Some findings of the ESRC's economic beliefs and behaviours project
Investors with a conscience make only "token" investments in ethical funds, and put financial gain ahead of their scruples, according to a dual-disciplinary research project for the Economic and Social Research Council.
The joint project from Bath and Exeter universities, mixing economics with psychology, has gleaned an insight into the ethical investor. The research, for the ESRC's almost complete economic beliefs and behaviour project, found that most ethical investors will not make many financial sacrifices to "appease their consciences".
The team found that most ethical investors also had non-ethical investments. The investors tended to ring-fence a small percentage of their investment cash which they would treat ethically. Adrian Winnett, an economist at Bath, said: "Most were prepared to do only so much to appease their consciences. They were not prepared to put all their eggs in one basket. It is a bit like those who make a small, annual contribution to charity to support a good cause."

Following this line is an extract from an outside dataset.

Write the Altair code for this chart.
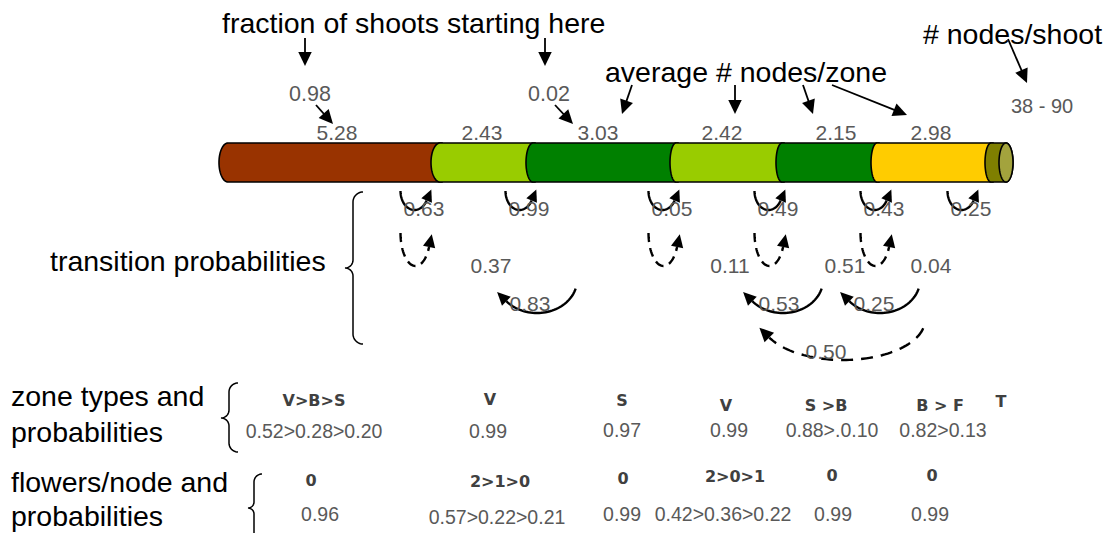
import math
import altair as alt
import pandas as pd

# ---------------- data ----------------
zone_nodes = ["5.28", "2.43", "3.03", "2.42", "2.15", "2.98"]
start_fraction = ["0.98", "0.02"]
nodes_per_shoot = ["38 - 90"]
self_trans = ["0.63", "0.99", "0.05", "0.49", "0.43", "0.25"]
skip_trans = ["0.37", "0.11", "0.51", "0.04"]
back_trans = ["0.83", "0.53", "0.25"]
long_back_trans = ["0.50"]
zone_types = ["V>B>S", "V", "S", "V", "S >B", "B > F", "T"]
zone_type_probs = ["0.52>0.28>0.20", "0.99", "0.97", "0.99", "0.88>.0.10", "0.82>0.13"]
flowers = ["0", "2>1>0", "0", "2>0>1", "0", "0"]
flower_probs = ["0.96", "0.57>0.22>0.21", "0.99", "0.42>0.36>0.22", "0.99", "0.99"]
titles = ["fraction of shoots starting here", "average # nodes/zone", "# nodes/shoot",
          "transition probabilities", "zone types and", "probabilities",
          "flowers/node and", "probabilities"]
zone_colors = ["#993300", "#99CC00", "#008000", "#99CC00", "#008000", "#FFCC00", "#7F7F00"]
end_face_color = "#A3A33D"

# ---------------- layout (diagram positions, image pixels) ----------------
PW, PH = 1099, 525
xsc = alt.Scale(domain=[8, 8 + PW], nice=False, zero=False)
ysc = alt.Scale(domain=[8, 8 + PH], nice=False, zero=False, reverse=True)


def X(f="x"):
    return alt.X(f"{f}:Q", scale=xsc, axis=None)


def Y(f="y"):
    return alt.Y(f"{f}:Q", scale=ysc, axis=None)


bar_top, bar_bot = 143.0, 182.0
seg_left = [219, 431, 526, 670, 776, 871, 985]
seg_rx = [9, 9, 7, 6, 6, 6, 6]
end_cx, end_rx = 1006, 7

title_pos = [(222, 24), (605, 73), (923, 35), (50, 262), (11, 397), (11, 433), (11, 483), (11, 517)]
node_label_x = [337, 482, 598, 722, 836, 931]
node_label_y = 134
start_pos = [(310, 95), (549, 95)]
shoot_pos = [(1042, 107)]
self_x = [424, 529, 672, 778, 884, 971]
self_y = 210
skip_pos = [(491, 267), (730, 267), (845, 267), (931, 267)]
back_x = [530, 779, 874]
back_y = 305
long_pos = [(826, 353)]
type_pos = [(314, 401), (490, 400), (622, 401), (726, 406), (826, 406), (940, 406), (1001, 402)]
type_prob_pos = [(314, 432), (488, 432), (622, 431), (729, 431), (832, 431), (943, 431)]
flower_pos = [(311, 481), (500, 482), (623, 479), (735, 477), (832, 476), (932, 476)]
flower_prob_pos = [(320, 515), (497, 518), (622, 515), (723, 515), (833, 515), (930, 515)]

straight_arrows = [((305, 38), (305, 66)), ((545, 38), (545, 66)),
                   ((316, 105), (333, 124)), ((555, 105), (573, 124)),
                   ((632, 85), (622, 114)), ((735, 85), (735, 114)),
                   ((803, 85), (813, 114)), ((832, 85), (907, 115)),
                   ((1008, 39), (1027, 83))]
dashed_loop_idx = [0, 2, 3, 4]
back_arc_cx = [537, 783, 880]

layers = []

# ---------------- bar (cylinder segments) ----------------
cy = (bar_top + bar_bot) / 2
ry = (bar_bot - bar_top) / 2
for i, col in enumerate(zone_colors):
    rx = seg_rx[i]
    b = seg_left[i] + rx
    rows = []
    for k in range(31):
        a = math.radians(180 - 90 * k / 30)
        h = ry * math.sin(a)
        rows.append((b + rx * math.cos(a), cy - h, cy + h))
    if i + 1 < len(zone_colors):
        rows.append((seg_left[i + 1] + seg_rx[i + 1] + 2, bar_top, bar_bot))
    else:
        for k in range(1, 31):
            a = math.radians(90 - 90 * k / 30)
            h = ry * math.sin(a)
            rows.append((end_cx + end_rx * math.cos(a), cy - h, cy + h))
    df = pd.DataFrame(rows, columns=["x", "y", "y2"])
    layers.append(alt.Chart(df).mark_area(orient="vertical", fill=col, stroke="black",
                                          strokeWidth=1.6, opacity=1).encode(
        x=X(), y=Y(), y2="y2:Q"))

rows = []
for k in range(61):
    a = math.radians(180 - 180 * k / 60)
    h = ry * math.sin(a)
    rows.append((end_cx + end_rx * math.cos(a), cy - h, cy + h))
layers.append(alt.Chart(pd.DataFrame(rows, columns=["x", "y", "y2"])).mark_area(
    orient="vertical", fill=end_face_color, stroke="black", strokeWidth=1.6, opacity=1).encode(
    x=X(), y=Y(), y2="y2:Q"))

# ---------------- curves & arrows ----------------
solid_rows, dashed_rows, dashed_long_rows, brace_rows, heads = [], [], [], [], []


def arc(cx_, cy_, rx_, ry_, a0, a1, n=40):
    return [(cx_ + rx_ * math.cos(math.radians(a0 + (a1 - a0) * k / n)),
             cy_ + ry_ * math.sin(math.radians(a0 + (a1 - a0) * k / n))) for k in range(n + 1)]


def add(rows_, lid, pts):
    for k, (x, y) in enumerate(pts):
        rows_.append(dict(id=lid, ord=k, x=x, y=y))


def head_from_arc(cx_, cy_, rx_, ry_, a_end, sign, L):
    a = math.radians(a_end)
    ex, ey = cx_ + rx_ * math.cos(a), cy_ + ry_ * math.sin(a)
    dx, dy = -rx_ * math.sin(a) * sign, ry_ * math.cos(a) * sign
    n = math.hypot(dx, dy)
    dx, dy = dx / n, dy / n
    ang = math.degrees(math.atan2(dx, -dy)) % 360
    heads.append(dict(x=ex + L * dx, y=ey + L * dy, ang=ang, sz=(2 * L) ** 2))


# small solid loops
for i, sx in enumerate(self_x):
    x0 = sx - 23.5
    add(solid_rows, f"s{i}", arc(x0 + 14, 191, 14, 19, 180, 30))
    head_from_arc(x0 + 14, 191, 14, 19, 30, -1, 12)

# small dashed loops
for j in dashed_loop_idx:
    x0 = self_x[j] - 23.5
    add(dashed_rows, f"d{j}", arc(x0 + 15, 233, 15, 33, 180, 25))
    head_from_arc(x0 + 15, 233, 15, 33, 25, -1, 13)

# backward solid arcs
for i, bx in enumerate(back_arc_cx):
    add(solid_rows, f"b{i}", arc(bx, 280, 40, 33, 15, 140))
    head_from_arc(bx, 280, 40, 33, 140, 1, 13)

# long dashed arc
add(dashed_long_rows, "L0", arc(843, 320, 82, 40, 12, 154, 60))
head_from_arc(843, 320, 82, 40, 154, 1, 14)

# straight arrows
rule_rows = []
for (sx_, sy_), (tx, ty) in straight_arrows:
    dx, dy = tx - sx_, ty - sy_
    n = math.hypot(dx, dy)
    dx, dy = dx / n, dy / n
    L = 14
    rule_rows.append(dict(x=sx_, y=sy_, x2=tx - (L - 3) * dx, y2=ty - (L - 3) * dy))
    heads.append(dict(x=tx, y=ty, ang=math.degrees(math.atan2(dx, -dy)) % 360, sz=(2 * L) ** 2))


# braces
def brace(lid, xr, yt, yb, r, ym, r2):
    xs = xr - r
    xl = xs - r2
    pts = arc(xr, yt + r, r, r, 270, 180, 12)
    pts += arc(xl, ym - r2, r2, r2, 0, 90, 12)
    pts += arc(xl, ym + r2, r2, r2, 270, 360, 12)
    pts += arc(xr, yb - r, r, r, 180, 90, 12)
    add(brace_rows, lid, pts)


brace("t", 363, 192, 344, 10, 268, 8)
brace("z", 238, 383, 452, 9, 418, 8)
brace("f", 262, 474, 545, 8, 508, 6)

ARROW = "M0,0L-0.48,1L0.48,1Z"


def line_layer(rows_, width, dash=None):
    kw = dict(color="black", strokeWidth=width, strokeCap="butt")
    if dash:
        kw["strokeDash"] = dash
    return alt.Chart(pd.DataFrame(rows_)).mark_line(**kw).encode(
        x=X(), y=Y(), detail="id:N", order="ord:Q")


layers.append(line_layer(solid_rows, 2.4))
layers.append(line_layer(dashed_rows, 2.4, [9, 6]))
layers.append(line_layer(dashed_long_rows, 2.4, [12, 8]))
layers.append(line_layer(brace_rows, 1.5))
layers.append(alt.Chart(pd.DataFrame(rule_rows)).mark_rule(color="black", strokeWidth=1.8).encode(
    x=X(), y=Y(), x2="x2:Q", y2="y2:Q"))
layers.append(alt.Chart(pd.DataFrame(heads)).mark_point(
    shape=ARROW, filled=True, color="black", opacity=1, strokeWidth=0).encode(
    x=X(), y=Y(), angle=alt.Angle("ang:Q", scale=None), size=alt.Size("sz:Q", scale=None)))


# ---------------- texts ----------------
def text_layer(labels, pos, size, color, align="center", weight="normal", font="Liberation Sans"):
    df = pd.DataFrame({"label": labels, "x": [p[0] for p in pos], "y": [p[1] for p in pos]})
    return alt.Chart(df).mark_text(align=align, baseline="middle", fontSize=size, font=font,
                                   fontWeight=weight, color=color).encode(
        x=X(), y=Y(), text="label:N")


GRAY = "#595959"
layers.append(text_layer(titles, title_pos, 28.5, "black", align="left"))
layers.append(text_layer(zone_nodes, [(x, node_label_y) for x in node_label_x], 21, GRAY))
layers.append(text_layer(start_fraction, start_pos, 21.5, GRAY))
layers.append(text_layer(nodes_per_shoot, shoot_pos, 20, GRAY))
layers.append(text_layer(self_trans, [(x, self_y) for x in self_x], 21, GRAY))
layers.append(text_layer(skip_trans, skip_pos, 21, GRAY))
layers.append(text_layer(back_trans, [(x, back_y) for x in back_x], 21, GRAY))
layers.append(text_layer(long_back_trans, long_pos, 21, GRAY))
layers.append(text_layer(zone_types, type_pos, 16, "#404040", weight="bold", font="DejaVu Sans"))
layers.append(text_layer(zone_type_probs, type_prob_pos, 19.5, GRAY))
layers.append(text_layer(flowers, flower_pos, 16, "#404040", weight="bold", font="DejaVu Sans"))
layers.append(text_layer(flower_probs, flower_prob_pos, 19.5, GRAY))

chart = alt.layer(*layers).properties(
    width=PW, height=PH, padding=0, autosize=alt.AutoSizeParams(type="none"),
    background="white"
).configure_view(stroke=None)

chart.save("out.html", embed_options={"renderer": "svg", "actions": False})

The researchers focused on unit trusts that promoted themselves as ethical or green, avoiding investment in companies involved in making arms, alcohol or tobacco products or firms with practices that damage the environment.
"Ethical unit trusts still make up only about 1 per cent of the total unit trust market," Dr Winnett said. "But they are growing very, very fast. We wanted to find out what kind of people were investing and if people would invest if it meant accepting a lower return."
Some investors who ring-fenced ethical investments and invested elsewhere often expected the returns to be low. Dr Winnett said: "Some thought that if they were getting too high a return their funds must not be truly ethical."
Others invested largely because of religious beliefs or a desire to try to change business culture and did not expect high returns.
But most "ethical" investors were not prepared to sacrifice good returns for a clear conscience. Dr Winnett explained: "Most felt that if their returns were really badly threatened, they would have serious doubts about the fund. But, in reality, that has not happened yet."
The findings are based on hypothesis, as ethical trusts on the whole perform as well as funds with no qualms about where they invest. "It is not a case of the more scrupulous the fund, the worse the returns," Dr Winnett said. "We found no clear relationship."
An ethical unit trust's performance usually depends on how well the smaller firms do on the stock exchange, as most ethical investments avoid the major blue-chip companies, Dr Winnett said. "Ethical funds have not done too well recently, but there are times when they outperform the others."
Dr Winnett said that there was little evidence that unit trusts were wrongly claiming to be ethical, but cutting corners to secure the best returns, or that they were making claims as "a ploy to tap into new markets".
The research team found variations in what unit trusts deem to be ethical, "but some of them are very strict about their screening procedures", Dr Winnett said. All of the firms are monitored by the Ethical Investment Research Information Service, which provides an independent check on the funds.